(Dataset items)
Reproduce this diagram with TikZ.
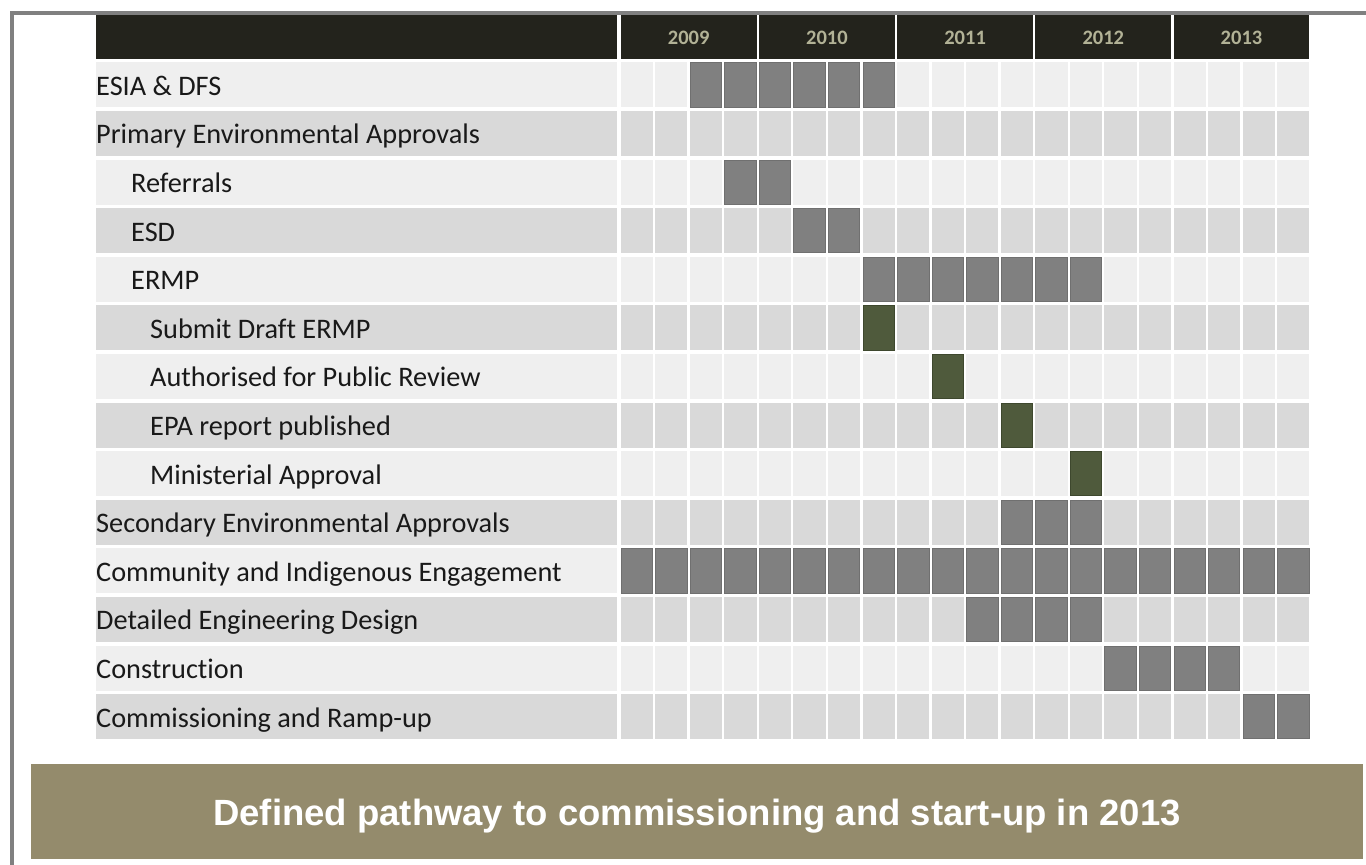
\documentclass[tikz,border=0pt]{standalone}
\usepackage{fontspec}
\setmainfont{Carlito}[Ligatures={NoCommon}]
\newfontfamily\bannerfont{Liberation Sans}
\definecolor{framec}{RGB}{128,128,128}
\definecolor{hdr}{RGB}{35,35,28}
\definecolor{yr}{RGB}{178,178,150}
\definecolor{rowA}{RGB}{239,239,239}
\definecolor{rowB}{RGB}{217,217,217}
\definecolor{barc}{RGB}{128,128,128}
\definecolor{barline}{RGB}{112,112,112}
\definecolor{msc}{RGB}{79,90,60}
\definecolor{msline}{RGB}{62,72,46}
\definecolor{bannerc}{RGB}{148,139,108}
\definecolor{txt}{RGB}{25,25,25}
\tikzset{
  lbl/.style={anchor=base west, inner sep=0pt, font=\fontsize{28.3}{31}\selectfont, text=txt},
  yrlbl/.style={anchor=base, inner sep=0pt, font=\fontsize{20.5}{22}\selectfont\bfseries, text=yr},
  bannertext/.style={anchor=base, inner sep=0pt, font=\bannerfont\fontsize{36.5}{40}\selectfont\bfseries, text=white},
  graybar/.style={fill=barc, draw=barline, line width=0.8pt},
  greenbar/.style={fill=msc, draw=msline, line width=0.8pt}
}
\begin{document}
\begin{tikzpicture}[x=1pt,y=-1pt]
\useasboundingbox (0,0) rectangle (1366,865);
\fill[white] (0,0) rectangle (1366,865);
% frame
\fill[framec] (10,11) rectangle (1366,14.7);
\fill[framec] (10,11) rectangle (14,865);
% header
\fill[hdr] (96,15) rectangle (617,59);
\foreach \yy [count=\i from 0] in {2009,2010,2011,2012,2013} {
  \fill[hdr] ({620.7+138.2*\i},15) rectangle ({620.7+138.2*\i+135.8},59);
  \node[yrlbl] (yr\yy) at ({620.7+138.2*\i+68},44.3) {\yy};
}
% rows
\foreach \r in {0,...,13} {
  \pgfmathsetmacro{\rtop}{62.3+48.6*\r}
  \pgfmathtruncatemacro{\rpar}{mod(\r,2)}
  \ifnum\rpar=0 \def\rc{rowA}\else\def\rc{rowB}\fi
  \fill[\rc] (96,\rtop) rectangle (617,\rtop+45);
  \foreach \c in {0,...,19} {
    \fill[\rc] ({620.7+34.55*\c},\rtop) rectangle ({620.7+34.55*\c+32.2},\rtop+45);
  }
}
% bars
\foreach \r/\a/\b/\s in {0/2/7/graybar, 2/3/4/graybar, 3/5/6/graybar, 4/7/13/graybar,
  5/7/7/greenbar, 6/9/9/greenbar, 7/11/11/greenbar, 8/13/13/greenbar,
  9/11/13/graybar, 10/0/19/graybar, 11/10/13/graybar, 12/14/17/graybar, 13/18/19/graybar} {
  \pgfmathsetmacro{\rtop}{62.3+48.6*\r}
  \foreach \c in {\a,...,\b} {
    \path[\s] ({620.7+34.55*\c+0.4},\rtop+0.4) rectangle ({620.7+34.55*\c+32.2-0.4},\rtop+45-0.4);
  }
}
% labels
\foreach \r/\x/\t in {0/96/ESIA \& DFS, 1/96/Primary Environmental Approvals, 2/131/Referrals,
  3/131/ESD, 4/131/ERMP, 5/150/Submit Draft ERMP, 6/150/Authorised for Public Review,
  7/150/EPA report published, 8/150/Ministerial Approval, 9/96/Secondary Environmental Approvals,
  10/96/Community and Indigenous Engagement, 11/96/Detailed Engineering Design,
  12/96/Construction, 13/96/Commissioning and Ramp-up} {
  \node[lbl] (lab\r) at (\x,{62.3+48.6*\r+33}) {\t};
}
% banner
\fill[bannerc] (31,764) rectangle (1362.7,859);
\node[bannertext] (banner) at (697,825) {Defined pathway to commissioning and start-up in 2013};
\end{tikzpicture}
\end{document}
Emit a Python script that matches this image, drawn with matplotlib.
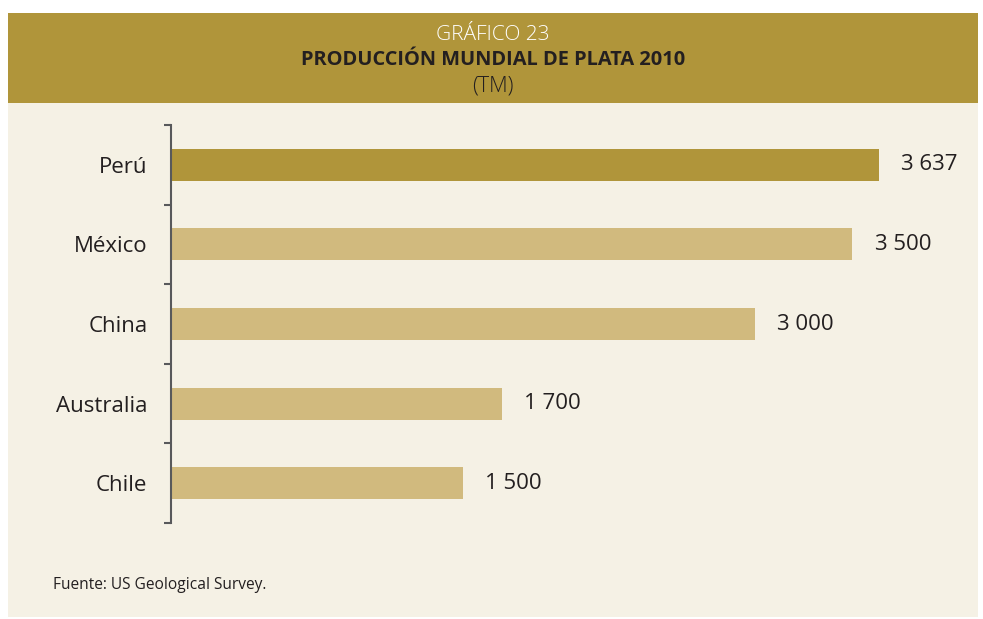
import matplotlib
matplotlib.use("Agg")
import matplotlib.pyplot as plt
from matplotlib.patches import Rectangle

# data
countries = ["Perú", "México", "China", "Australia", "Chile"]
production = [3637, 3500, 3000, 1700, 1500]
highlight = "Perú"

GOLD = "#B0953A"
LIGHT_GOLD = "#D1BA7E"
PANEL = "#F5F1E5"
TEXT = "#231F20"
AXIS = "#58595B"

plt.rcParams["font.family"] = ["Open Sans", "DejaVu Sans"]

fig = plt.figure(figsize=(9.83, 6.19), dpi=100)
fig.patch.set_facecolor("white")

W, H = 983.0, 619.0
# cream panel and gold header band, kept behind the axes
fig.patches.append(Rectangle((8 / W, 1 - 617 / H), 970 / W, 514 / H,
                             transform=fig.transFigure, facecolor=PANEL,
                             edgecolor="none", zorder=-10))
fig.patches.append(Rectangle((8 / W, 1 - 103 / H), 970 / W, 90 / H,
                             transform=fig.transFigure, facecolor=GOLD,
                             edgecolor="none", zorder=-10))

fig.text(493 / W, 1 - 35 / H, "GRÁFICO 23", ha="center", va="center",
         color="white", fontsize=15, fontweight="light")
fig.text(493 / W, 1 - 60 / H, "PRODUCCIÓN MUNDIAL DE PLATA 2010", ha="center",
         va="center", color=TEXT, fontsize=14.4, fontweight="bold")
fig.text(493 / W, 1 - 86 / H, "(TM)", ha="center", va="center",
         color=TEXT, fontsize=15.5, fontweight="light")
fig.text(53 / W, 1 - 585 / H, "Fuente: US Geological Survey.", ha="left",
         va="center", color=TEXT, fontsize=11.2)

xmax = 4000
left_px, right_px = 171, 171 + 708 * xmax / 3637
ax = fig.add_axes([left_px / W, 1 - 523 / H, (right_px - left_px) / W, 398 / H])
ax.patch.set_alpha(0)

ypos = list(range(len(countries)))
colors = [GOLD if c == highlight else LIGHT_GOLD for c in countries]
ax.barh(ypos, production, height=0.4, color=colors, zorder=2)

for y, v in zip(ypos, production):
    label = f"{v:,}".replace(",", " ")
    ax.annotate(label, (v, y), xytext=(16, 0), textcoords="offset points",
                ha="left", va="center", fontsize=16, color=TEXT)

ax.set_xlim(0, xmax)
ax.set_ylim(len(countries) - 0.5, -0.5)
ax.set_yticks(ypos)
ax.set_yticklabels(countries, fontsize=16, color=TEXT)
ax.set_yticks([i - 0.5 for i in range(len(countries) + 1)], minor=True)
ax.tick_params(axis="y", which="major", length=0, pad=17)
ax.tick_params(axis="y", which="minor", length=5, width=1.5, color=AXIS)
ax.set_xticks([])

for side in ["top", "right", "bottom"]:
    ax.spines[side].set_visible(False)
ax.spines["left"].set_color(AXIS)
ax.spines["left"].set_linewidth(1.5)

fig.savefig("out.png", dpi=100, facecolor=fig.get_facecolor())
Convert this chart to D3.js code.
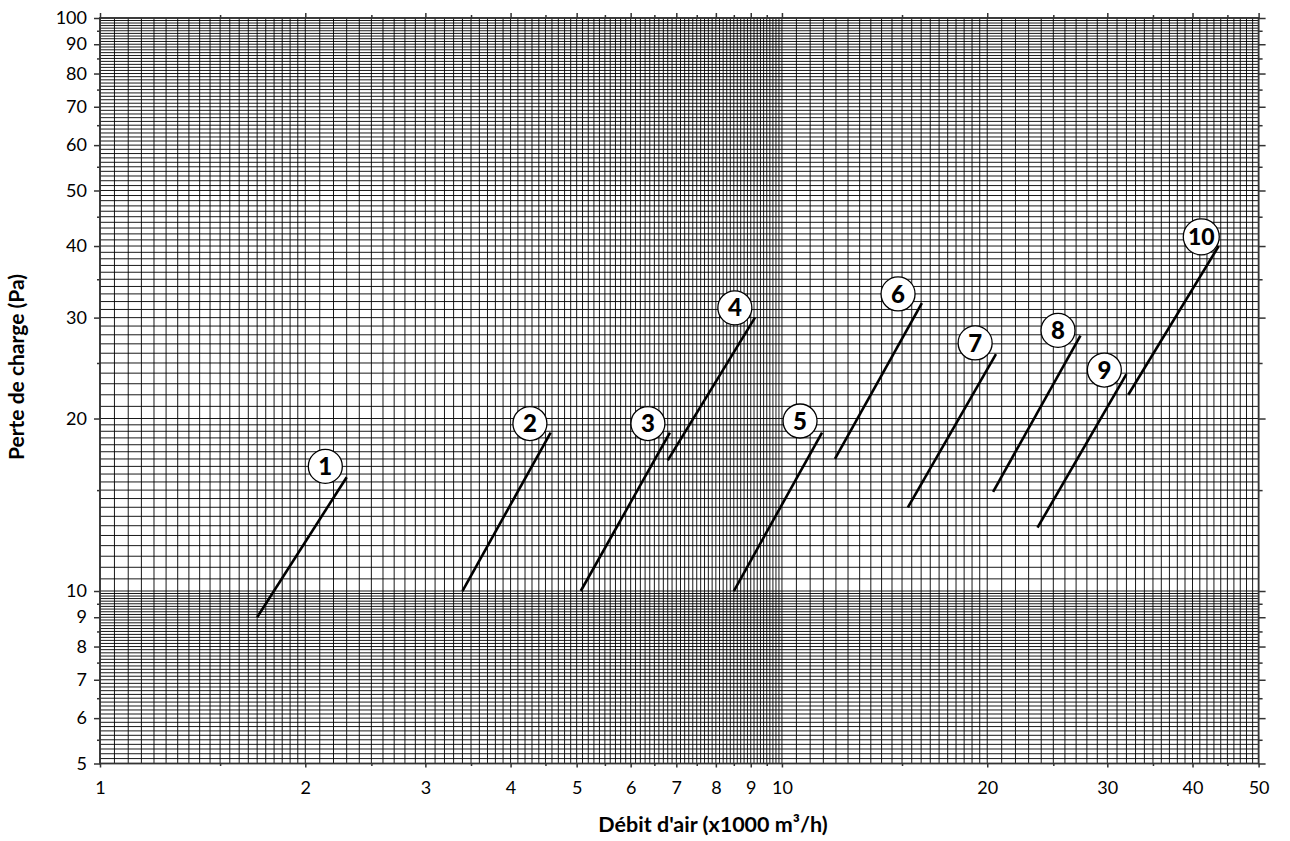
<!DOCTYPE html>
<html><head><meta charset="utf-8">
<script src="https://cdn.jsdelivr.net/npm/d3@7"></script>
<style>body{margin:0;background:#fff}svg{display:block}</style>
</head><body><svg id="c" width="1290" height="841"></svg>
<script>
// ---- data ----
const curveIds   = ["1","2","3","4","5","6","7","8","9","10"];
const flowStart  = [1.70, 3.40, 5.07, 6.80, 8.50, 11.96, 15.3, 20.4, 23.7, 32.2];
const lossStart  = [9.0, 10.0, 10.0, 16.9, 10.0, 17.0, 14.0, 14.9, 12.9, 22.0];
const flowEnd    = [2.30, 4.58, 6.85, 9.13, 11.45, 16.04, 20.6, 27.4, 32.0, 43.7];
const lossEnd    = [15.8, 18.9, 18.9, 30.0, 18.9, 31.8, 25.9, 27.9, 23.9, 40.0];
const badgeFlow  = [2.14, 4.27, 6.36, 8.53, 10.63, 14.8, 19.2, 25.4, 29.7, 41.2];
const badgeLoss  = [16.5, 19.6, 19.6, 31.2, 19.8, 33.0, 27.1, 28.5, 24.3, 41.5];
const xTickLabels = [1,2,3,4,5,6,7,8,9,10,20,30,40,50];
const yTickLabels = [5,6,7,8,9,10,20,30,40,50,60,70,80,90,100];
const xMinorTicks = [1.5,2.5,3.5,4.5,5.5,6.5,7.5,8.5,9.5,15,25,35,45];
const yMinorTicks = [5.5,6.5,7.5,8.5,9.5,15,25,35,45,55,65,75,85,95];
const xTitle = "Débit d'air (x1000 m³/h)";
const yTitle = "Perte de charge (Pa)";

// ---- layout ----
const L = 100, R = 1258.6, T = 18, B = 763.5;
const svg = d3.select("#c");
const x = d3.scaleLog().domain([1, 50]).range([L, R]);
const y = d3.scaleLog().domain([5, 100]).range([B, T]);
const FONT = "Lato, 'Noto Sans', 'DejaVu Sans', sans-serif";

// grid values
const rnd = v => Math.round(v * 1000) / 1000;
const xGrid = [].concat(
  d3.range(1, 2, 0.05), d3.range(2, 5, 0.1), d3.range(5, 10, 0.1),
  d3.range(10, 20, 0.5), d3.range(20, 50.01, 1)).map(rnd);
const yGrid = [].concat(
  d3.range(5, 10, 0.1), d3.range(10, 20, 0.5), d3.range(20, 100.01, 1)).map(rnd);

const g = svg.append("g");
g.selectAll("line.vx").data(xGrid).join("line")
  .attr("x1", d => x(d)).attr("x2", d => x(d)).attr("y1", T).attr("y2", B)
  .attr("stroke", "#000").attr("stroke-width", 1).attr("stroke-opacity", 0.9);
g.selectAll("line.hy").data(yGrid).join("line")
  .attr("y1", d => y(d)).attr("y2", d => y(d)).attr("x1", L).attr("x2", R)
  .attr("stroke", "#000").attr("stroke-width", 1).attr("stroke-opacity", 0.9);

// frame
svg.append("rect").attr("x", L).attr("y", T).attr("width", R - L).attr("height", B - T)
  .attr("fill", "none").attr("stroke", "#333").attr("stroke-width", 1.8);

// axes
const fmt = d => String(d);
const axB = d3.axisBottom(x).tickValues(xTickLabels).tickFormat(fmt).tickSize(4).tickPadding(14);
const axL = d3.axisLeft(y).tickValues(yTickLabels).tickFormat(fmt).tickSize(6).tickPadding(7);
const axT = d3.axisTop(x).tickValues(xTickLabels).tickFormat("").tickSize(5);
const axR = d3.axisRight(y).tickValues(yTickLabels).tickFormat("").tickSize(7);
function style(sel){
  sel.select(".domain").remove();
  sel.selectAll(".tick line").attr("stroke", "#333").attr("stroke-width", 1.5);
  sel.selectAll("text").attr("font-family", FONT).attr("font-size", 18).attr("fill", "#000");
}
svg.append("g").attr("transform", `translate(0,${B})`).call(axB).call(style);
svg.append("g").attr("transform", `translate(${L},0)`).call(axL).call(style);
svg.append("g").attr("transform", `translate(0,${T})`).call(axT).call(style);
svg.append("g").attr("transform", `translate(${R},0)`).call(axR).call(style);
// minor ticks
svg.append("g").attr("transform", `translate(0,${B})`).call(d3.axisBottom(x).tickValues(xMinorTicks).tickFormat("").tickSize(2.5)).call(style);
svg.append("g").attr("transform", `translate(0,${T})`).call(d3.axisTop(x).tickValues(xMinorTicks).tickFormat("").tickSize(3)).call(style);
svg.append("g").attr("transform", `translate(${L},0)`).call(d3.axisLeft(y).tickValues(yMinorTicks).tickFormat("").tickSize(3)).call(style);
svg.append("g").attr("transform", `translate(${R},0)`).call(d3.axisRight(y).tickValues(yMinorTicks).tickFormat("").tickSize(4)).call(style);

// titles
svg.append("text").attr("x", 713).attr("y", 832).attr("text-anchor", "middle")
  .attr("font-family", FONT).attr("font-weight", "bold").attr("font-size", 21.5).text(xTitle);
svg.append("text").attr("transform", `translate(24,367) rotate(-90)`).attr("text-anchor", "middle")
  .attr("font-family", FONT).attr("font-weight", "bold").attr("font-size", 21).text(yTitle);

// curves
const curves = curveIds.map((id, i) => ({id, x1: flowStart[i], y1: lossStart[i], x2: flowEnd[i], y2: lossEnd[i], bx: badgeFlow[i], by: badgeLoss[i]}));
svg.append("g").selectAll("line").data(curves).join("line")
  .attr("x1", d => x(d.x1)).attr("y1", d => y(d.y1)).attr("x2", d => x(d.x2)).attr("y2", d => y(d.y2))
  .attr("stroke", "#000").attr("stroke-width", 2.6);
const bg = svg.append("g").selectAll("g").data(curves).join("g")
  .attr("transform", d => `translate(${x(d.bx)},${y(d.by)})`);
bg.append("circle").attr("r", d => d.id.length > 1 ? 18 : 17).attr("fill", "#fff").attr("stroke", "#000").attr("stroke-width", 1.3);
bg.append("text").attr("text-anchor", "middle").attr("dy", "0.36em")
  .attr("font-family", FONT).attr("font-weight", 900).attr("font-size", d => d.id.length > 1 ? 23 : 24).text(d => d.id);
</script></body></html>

Exercise objective | Report only the number of lines in the data above that contain "this".

Response to the exercise | 3